Ethiopia and the Running Sores of Ethnic Federalism: The Antithetical Forces of Statehood and Nationhood


  • Petros B. Ogbazghi



Ethnic federalism in Ethiopia proved non-viable in practice because it came to be widely seen as a political tool used by the Tigray People’s Liberation Front (TPLF)-dominated Ethiopian People’s Revolutionary Democratic Front (EPRDF), whose ideological foundation was inspired by Soviet system of ‘democratic centralism’: a benign façade that veneered an authoritarian vanguard party operating under a token parliament. This article examines the dynamics of statehood and nationhood: antithetical forces of integration and differentiation, which play out around the commonly shared albeit highly contested polity of the nation-state.

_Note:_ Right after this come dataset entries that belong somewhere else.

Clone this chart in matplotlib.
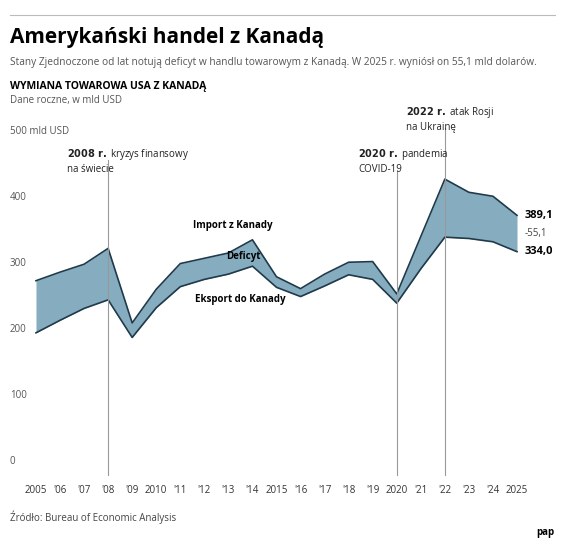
import matplotlib
matplotlib.use("Agg")
import matplotlib.pyplot as plt

years = list(range(2005, 2026))
imports = [290, 303, 315, 339, 226, 277, 316, 324, 332, 352, 296, 278, 300, 318, 319, 270, 357, 444, 424, 418, 389.1]
exports = [211, 230, 248, 261, 204, 249, 281, 292, 300, 312, 280, 266, 282, 299, 292, 256, 308, 356, 354, 349, 334.0]
xlabels = ["2005", "'06", "'07", "'08", "'09", "2010", "'11", "'12", "'13", "'14", "2015", "'16", "'17", "'18", "'19", "2020", "'21", "'22", "'23", "'24", "2025"]
yticks = [0, 100, 200, 300, 400, 500]
ylabels = ["0", "100", "200", "300", "400", "500 mld USD"]

plt.rcParams['font.family'] = ['Open Sans', 'DejaVu Sans']
W, H = 564, 546
fig = plt.figure(figsize=(W/100, H/100), dpi=100)
ax = fig.add_axes([10/W, 1-478/H, 545/W, 353/H])
ax.set_xlim(2003.92, 2026.58)
ax.set_ylim(-9, 526)
for s in ax.spines.values():
    s.set_visible(False)
ax.set_yticks([]); ax.set_xticks([])
for i, l in enumerate(yticks):
    ax.text(2003.92, l + 8, ylabels[i], fontsize=7, color='#555555', ha='left', va='bottom')
for y, l in zip(years, xlabels):
    ax.text(y, -20, l, fontsize=7, color='#333333', ha='center', va='top', clip_on=False)
ax.fill_between(years, exports, imports, color='#86adbf', lw=0)
ax.plot(years, imports, color='#1f3a4a', lw=1.2)
ax.plot(years, exports, color='#1f3a4a', lw=1.2)
for yr, top in [(2008, 473), (2020, 458), (2022, 521)]:
    ax.plot([yr, yr], [-5, top], color='#999999', lw=0.8)
kw = dict(fontsize=7, va='top', ha='left', linespacing=1.2, color='#222222', clip_on=False)
ax.text(2008 - 1.7, 492, "$\\bf{2008\\ r.}$ kryzys finansowy\nna świecie", **kw)
ax.text(2020 - 1.6, 492, "$\\bf{2020\\ r.}$ pandemia\nCOVID-19", **kw)
ax.text(2022 - 1.6, 556, "$\\bf{2022\\ r.}$ atak Rosji\nna Ukrainę", **kw)
ax.text(2013.2, 374, "Import z Kanady", fontsize=7, fontweight='bold', ha='center', va='center')
ax.text(2013.6, 326, "Deficyt", fontsize=7, fontweight='bold', ha='center', va='center')
ax.text(2013.5, 261, "Eksport do Kanady", fontsize=7, fontweight='bold', ha='center', va='center')
ax.text(2025.3, imports[-1], "389,1", fontsize=8, fontweight='bold', va='center')
ax.text(2025.3, (imports[-1] + exports[-1]) / 2, "-55,1", fontsize=7, color='#444444', va='center')
ax.text(2025.3, exports[-1], "334,0", fontsize=8, fontweight='bold', va='center')

fig.text(10/W, 1-38/H, "Amerykański handel z Kanadą", fontsize=15, fontweight='bold', va='center')
fig.text(10/W, 1-62/H, "Stany Zjednoczone od lat notują deficyt w handlu towarowym z Kanadą. W 2025 r. wyniósł on 55,1 mld dolarów.", fontsize=7.3, color='#555555', va='center')
fig.text(10/W, 1-87/H, "WYMIANA TOWAROWA USA Z KANADĄ", fontsize=7.5, fontweight='bold', va='center')
fig.text(10/W, 1-101/H, "Dane roczne, w mld USD", fontsize=7, color='#555555', va='center')
fig.text(10/W, 1-517/H, "Źródło: Bureau of Economic Analysis", fontsize=7, color='#444444', va='center')
fig.text(545/W, 1-532/H, "pap", fontsize=7, fontweight='bold', ha='center', va='center')
line = plt.Line2D([10/W, 555/W], [1-15/H, 1-15/H], color='#bbbbbb', lw=0.8)
fig.add_artist(line)
fig.savefig("out.png", dpi=100, facecolor='white')
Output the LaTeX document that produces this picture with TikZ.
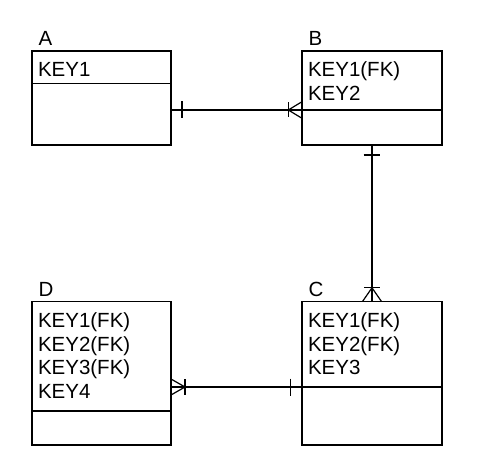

The need to dialectically resolve these antagonistic though mutualistic stakes lies at the epicentre of political debate in contemporary Ethiopia, ultimately pointing to the constitutional reform dilemmas it now faces. By drawing on literature on political theory, the article argues that the federal constitution proved antagonistic to the inherited politico-cultural orientations that posited the nation-state as the principal supranational identity. By redefining narrow forms of collective identity that were anchored precisely on ethnic sentiments that grew largely in reaction to perceived injustices, the federal constitution appeared neither to embrace, as a system of legitimation, the characteristic and authoritative dimensions of ‘Ethiopian’ identity as a supra-national universal habitus of loyalty and identification. Nor did it provide integrative cohesion to an otherwise essentially differentiated primordial ethnic and linguistic identity features that now came to be diffused and indeed accentuated at sub-national regions as rigid and hermetic sites of conflict and strife, rather than discursive, reflexive, and interactive domains of cultural and social life.